Jimmy Iovine says Beats streaming will be different by, erm, being like everyone else

Overpriced headphone manufacturers Beats are planning to launch a music streaming service, which Jimmy Iovine reckons will be unlike anything anyone has ever seen before:

"There is a sea of music, an ocean of music and absolutely no curation for it. You friends can't curate for you. No one knows what song comes next," Iovine said. "Apple knows a lot about your music taste. Google knows a lot, and Facebook. But no one is using it to curate."
Actually, don't playlists on Spotify do nothing but have your friends curate music for you - if we're going to use that slightly clunky phrase?

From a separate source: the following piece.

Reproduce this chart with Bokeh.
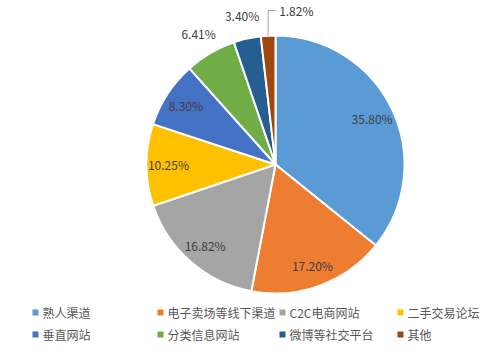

And if you really need some songs, chosen from an endless repository, placed in an order that has been chosen by a music expert... isn't that what, say, Gideon Coe or Rob Da Bank does pretty well already?

If Iovine's idea seems to be defining a problem that doesn't actually exist, then his solution appears to be a plan that hasn't quite been thought out:
"Most tech companies never get curation right. It's not in their culture. We will be miles ahead of them," he said. "If you are going to the gym five days a week, we know that, and when you wake up we will have a list for you." The curation won't be math-free, Iovine said, but it will rely more on the human touch, marrying math and emotion. Beats users will be able to contribute to the music curation, but it wasn't clear as to how it will work with the trusted expert playlists.
So if I'm understanding this correctly, "your friends" are shit at curating music, but "Beats users" are somehow magically great at doing it. Instead of paying Iovine $10 a month, you could just find someone already doing that, and befriend them.

Still, targeting the product at gym users makes sense. People who will pay for a machine which lets them run on the spot will shovel cash over for anything.